Why does pushing in-camera ISO look better than exposure correction in post?
Most likely it's because the ISO is an analog process which is applied to raw sensor data (not to RAW digitized data).
If you take a photo, you a fixed number of tones (very few dark tones) to boost in post, which results in posterization (or large areas with the same tone - black or white).
But a higher ISO analogically amplifies the signal-noise and gets you the same number of tonal intervals at the corrected exposure (just like at the original exposure), albeit the noise makes the signal look more and more random (because the same signal gets distributed over a wider tonal range, that is, it's spread out more).
You can test this by simply trying to boost the exposure in post with, say, 4-5 stops (from ISO 100 to 1600-3200). Basically, you get garbage.
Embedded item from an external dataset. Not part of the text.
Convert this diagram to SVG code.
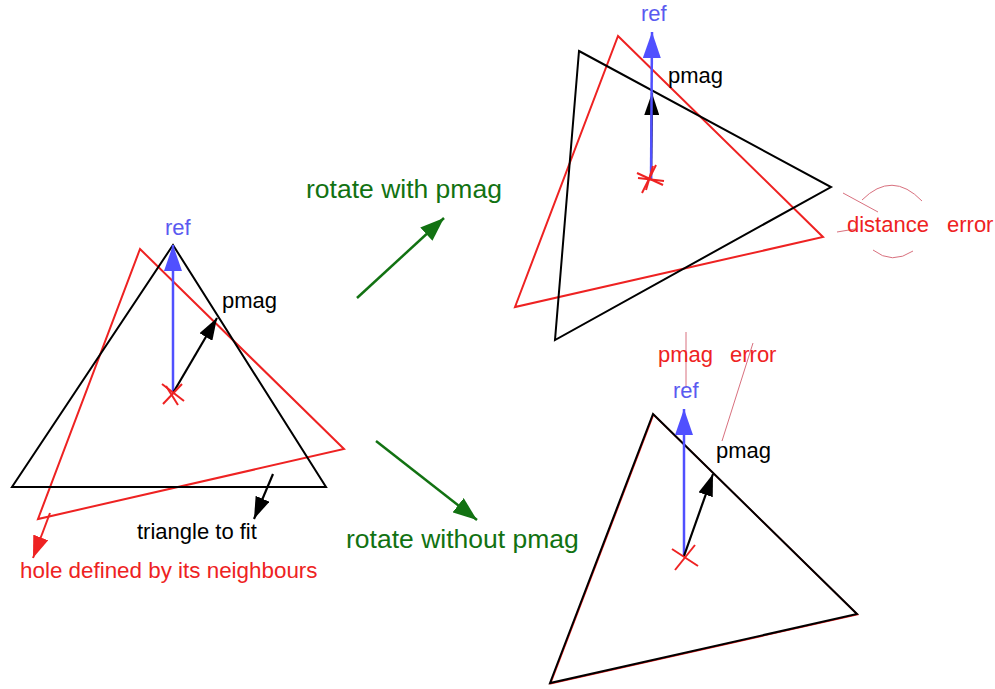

I don't believe that ISO 800 is any sort of analog limit in these times. For one, the new Cinema sensor has a native
ISO of 850 (according to the Canon FAQ).http://learn.usa.canon.com/resources/misc/cinemaEOS_faq.shtml
What is the camera's native ISO?
The EOS C300 has a native ISO of 850. It is at this setting that dynamic range, especially in highlight areas, reaches its maximum. At lower ISO settings, the dynamic range tends to shift more toward shadow detail.
Why 850 ISO?
ISO 850 on the EOS C300 provides an optimum balance between dynamic range and noise levels. At higher ISO or gain settings, dynamic range remains essentially the same, but digital noise tends to increase.